On both on Friday and Sunday, Zuroff was heavily critical of the prime minister saying that he was “sickened” and “disgusted” by the comments.
“Lithuania is the country which glorifies anti-Soviet fighters who helped murder Jews during the Shoa [Holocaust]…, refuses to acknowledge the massive scope of Lithuanian participation in the murders, and is doing everything it can to undermine the uniqueness of the Holocaust, by promoting the canard of equivalency between Nazi and Communist crimes.”
He called Netanyahu’s actions a “total moral failure” saying that the prime minister is “the person who is supposed to lead the defense of the Jewish narrative of the Holocaust. He obviously has learned nothing from the fiasco of the Polish Holocaust bill!”
Continuing his remarks on Sunday, Zuroff said that “the Government of Lithuania has, over the last 25 years, been making great efforts to eliminate the crimes of thousands of Lithuanians that were directly involved in the murder of Jews.”

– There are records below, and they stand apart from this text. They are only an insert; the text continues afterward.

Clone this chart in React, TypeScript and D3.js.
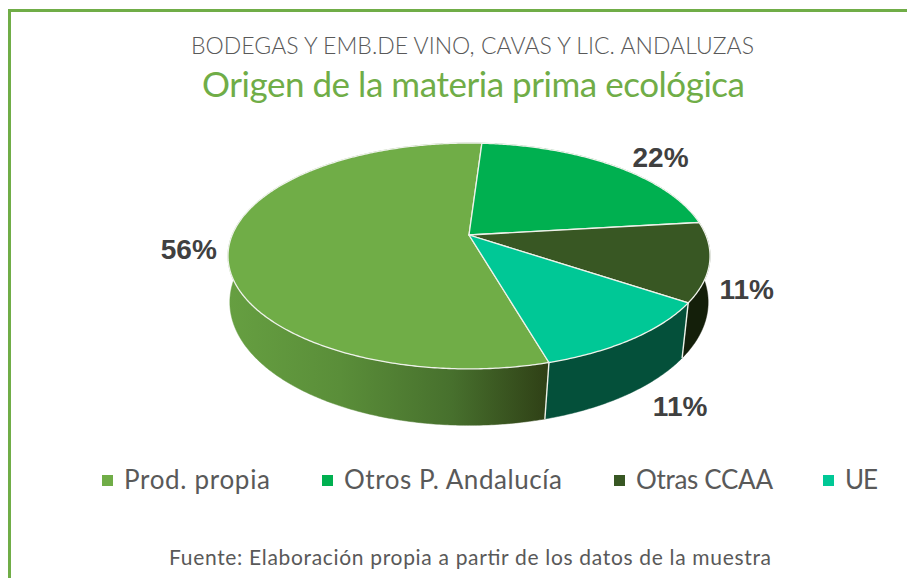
import React from "react";
import * as d3 from "d3";

const categories = ["Prod. propia", "Otros P. Andalucía", "Otras CCAA", "UE"];
const values = [55.5, 22.1, 11.3, 11.1];
const colors = ["#70ad47", "#00b050", "#385723", "#00c896"];
const sideColors = ["url(#sideProd)", "#007a38", "#141f0a", "#04503a"];
const labelDx = [-40, 48, 37, 47];
const labelDy = [12, 2, 37, 77];
const legendX = [102, 322, 614, 823];
const legendTextLen = [146, 218, 137, 33];

const W = 907, H = 578;
const cx = 469, cy = 235, R = 236.8, K = 109, P = 0.186, Pb = 0.14;
const startAngle = (163.9 * Math.PI) / 180;

const project = (t: number, bottom = false): [number, number] => {
  const u = Math.sin(t), v = -Math.cos(t);
  if (bottom) {
    const s = 1 / (1 - Pb * v);
    return [cx + R * u * s, cy + 50 + 1.107 * K * v * s];
  }
  const s = 1 / (1 - P * v);
  return [cx + R * u * s, cy + K * v * s];
};

const pie = d3.pie<number>().sort(null).startAngle(startAngle).endAngle(startAngle + 2 * Math.PI);
const arcs = pie(values);
const line = d3.line();
const sample = (a: number, b: number) => {
  const n = Math.max(2, Math.ceil(Math.abs(b - a) / 0.01));
  return d3.range(n + 1).map((i) => a + ((b - a) * i) / n);
};

const wallOrder = [1, 2, 3, 0];
const stroke = "#eef2ea";

export default function App() {
  return (
    <svg width={W} height={H} style={{ position: "fixed", left: 0, top: 0, background: "#fff" }} fontFamily="Lato">
      <defs>
        <linearGradient id="sideProd" gradientUnits="userSpaceOnUse" x1={228} x2={548} y1={0} y2={0}>
          <stop offset="0" stopColor="#669f41" />
          <stop offset="0.35" stopColor="#5a8e39" />
          <stop offset="0.7" stopColor="#47702d" />
          <stop offset="1" stopColor="#2f4016" />
        </linearGradient>
      </defs>
      <path d="M9.5 578V10.5H907" fill="none" stroke="#70ad47" strokeWidth={3} />
      <text x={472.5} y={54} textAnchor="middle" fontSize={23} fontWeight={300} fill="#595959" textLength={563}>BODEGAS Y EMB.DE VINO, CAVAS Y LIC. ANDALUZAS</text>
      <text x={473.5} y={97} textAnchor="middle" fontSize={35} fill="#70ad47" textLength={543}>Origen de la materia prima ecológica</text>

      {wallOrder.map((i) => {
        const a = arcs[i];
        const top = sample(a.startAngle, a.endAngle).map((t) => project(t));
        const bot = sample(a.startAngle, a.endAngle).map((t) => project(t, true)).reverse();
        return <path key={i} d={line([...top, ...bot])! + "Z"} fill={sideColors[i]} stroke={sideColors[i]} strokeWidth={0.5} />;
      })}
      {[arcs[3].startAngle, arcs[3].endAngle].map((t, i) => (
        <path key={i} d={line([project(t), project(t, true)])!} stroke={stroke} strokeWidth={1.4} fill="none" />
      ))}
      {arcs.map((a, i) => {
        const pts = sample(a.startAngle, a.endAngle).map((t) => project(t));
        return <path key={i} d={line([[cx, cy], ...pts])! + "Z"} fill={colors[i]} stroke={stroke} strokeWidth={1.3} strokeLinejoin="round" />;
      })}
      {arcs.map((a, i) => {
        const [x, y] = project((a.startAngle + a.endAngle) / 2);
        return (
          <text key={i} x={x + labelDx[i]} y={y + labelDy[i]} textAnchor="middle" fontFamily="Liberation Sans" fontWeight={700} fontSize={28} fill="#404040">
            {d3.format(".0f")(values[i])}%
          </text>
        );
      })}
      {categories.map((c, i) => (
        <g key={c}>
          <rect x={legendX[i]} y={475} width={11} height={11} fill={colors[i]} />
          <text x={legendX[i] + 22} y={489} fontSize={26} fill="#595959" textLength={legendTextLen[i]}>{c}</text>
        </g>
      ))}
      <text x={470} y={565} textAnchor="middle" fontSize={21} fill="#595959" textLength={602}>Fuente: Elaboración propia a partir de los datos de la muestra</text>
    </svg>
  );
}
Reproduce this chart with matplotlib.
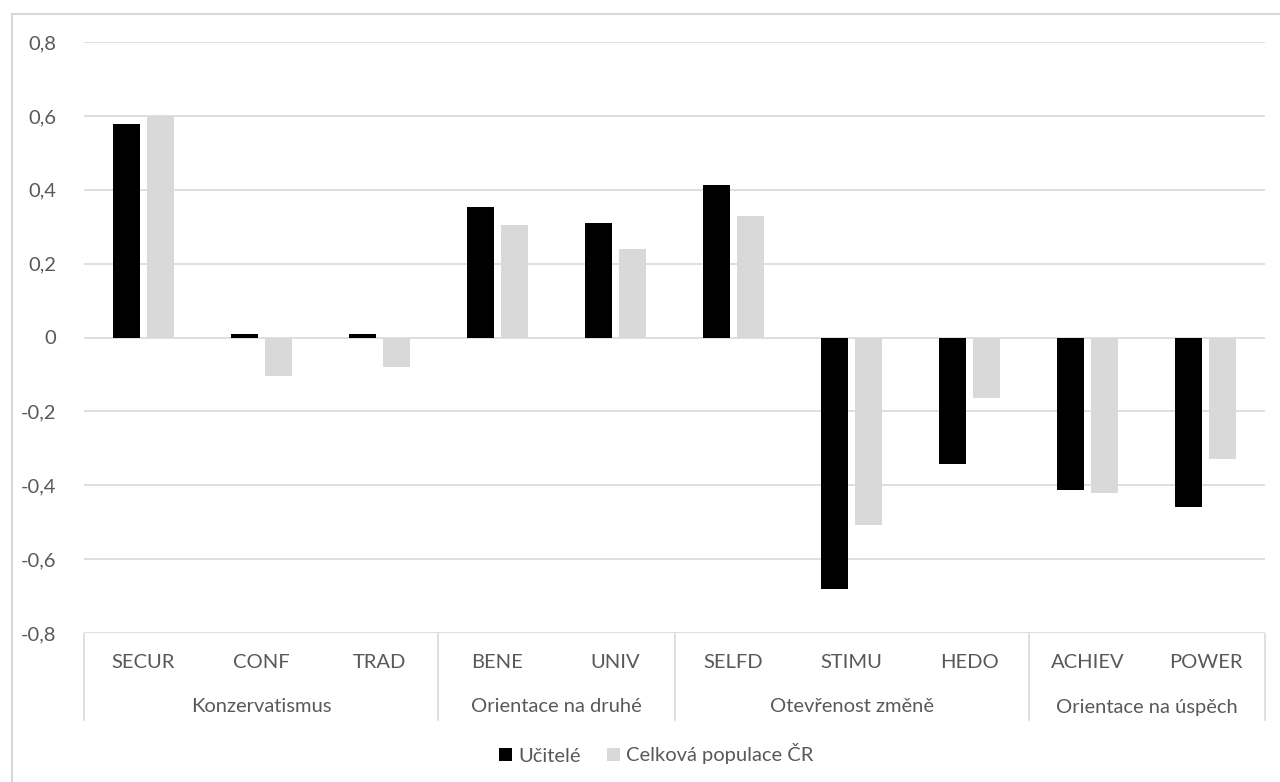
import matplotlib
matplotlib.use("Agg")
from matplotlib import pyplot as plt
from matplotlib.lines import Line2D
from matplotlib.transforms import blended_transform_factory
import numpy as np

kategorie = ["SECUR", "CONF", "TRAD", "BENE", "UNIV", "SELFD", "STIMU", "HEDO", "ACHIEV", "POWER"]
skupiny = ["Konzervatismus", "Orientace na druhé", "Otevřenost změně", "Orientace na úspěch"]
velikost_skupin = [3, 2, 3, 2]
ucitele = [0.578, 0.010, 0.010, 0.353, 0.309, 0.414, -0.682, -0.343, -0.412, -0.459]
populace = [0.600, -0.105, -0.080, 0.305, 0.240, 0.329, -0.507, -0.165, -0.421, -0.330]
y_ticks = [-0.8, -0.6, -0.4, -0.2, 0, 0.2, 0.4, 0.6, 0.8]

plt.rcParams['font.family'] = ['Lato', 'DejaVu Sans']
W, H = 1280, 782
fs = 14.5
fig = plt.figure(figsize=(W/100, H/100), dpi=100, facecolor='white')
ax = fig.add_axes([84/W, 1-633/H, (1265-84)/W, (633-42)/H])

x = np.arange(len(kategorie))
sirka = 0.229
posun = 0.144
ax.bar(x - posun, ucitele, sirka, color='black', label='Učitelé', zorder=3)
ax.bar(x + posun, populace, sirka, color='#D9D9D9', label='Celková populace ČR', zorder=3)

ax.set_xlim(-0.5, len(kategorie) - 0.5)
ax.set_ylim(-0.8, 0.8)
ax.set_yticks(y_ticks)
ax.set_yticklabels([("%g" % t).replace('.', ',') for t in y_ticks])
ax.yaxis.grid(True, color='#D9D9D9', linewidth=1.2, zorder=0)
ax.set_xticks([])
ax.tick_params(axis='y', length=0, pad=20, labelsize=fs, labelcolor='#595959')
for s in ax.spines.values():
    s.set_visible(False)

cl = '#D9D9D9'
tr = blended_transform_factory(ax.transData, fig.transFigure)
for i, k in enumerate(kategorie):
    ax.text(i, 1-663/H, k, transform=tr, ha='center', va='center', fontsize=fs, color='#595959')
start = 0
hranice = [-0.5]
for g, n in zip(skupiny, velikost_skupin):
    ax.text(start + (n-1)/2, 1-707/H, g, transform=tr, ha='center', va='center', fontsize=fs, color='#595959')
    start += n
    hranice.append(start - 0.5)
for b in hranice:
    ax.add_line(Line2D([b, b], [1-634/H, 1-720/H], transform=tr, color=cl, lw=1.2, clip_on=False))

# ramecek grafu (jen horni a leva hrana jsou videt)
fig.add_artist(Line2D([12/W, 1], [1-14/H, 1-14/H], color=cl, lw=1.5))
fig.add_artist(Line2D([12/W, 12/W], [1-14/H, 0], color=cl, lw=1.5))

fig.legend(loc='center', bbox_to_anchor=(656/W, 1-754/H), ncol=2, frameon=False,
           fontsize=fs, handlelength=0.65, handleheight=0.65, handletextpad=0.3,
           columnspacing=1.3, labelcolor='#595959')

fig.savefig("out.png", dpi=100, facecolor='white')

“In addition,” he said, “they are working energetically to establish an international memorial day for all the victims of totalitarian regimes, which will harm International Holocaust Remembrance Day and help make them victims instead of murderers.”
He concluded by saying that “all Bibi has to do, is read the book I wrote with Ruta Vanagaite to realize that to praise the Lithuanian government’s efforts to commemorate the Shoa is like commending the KKK for improving race relations in the US.”
Over 90 percent of Lithuania’s Jewry, which at its height boasted over 200,000 Jews, died during the Holocaust at the hands of the Nazi’s and their Lithuanian collaborators.
Over the years, the country has been criticized for not fully recognizing the actions and crimes committed by collaborators.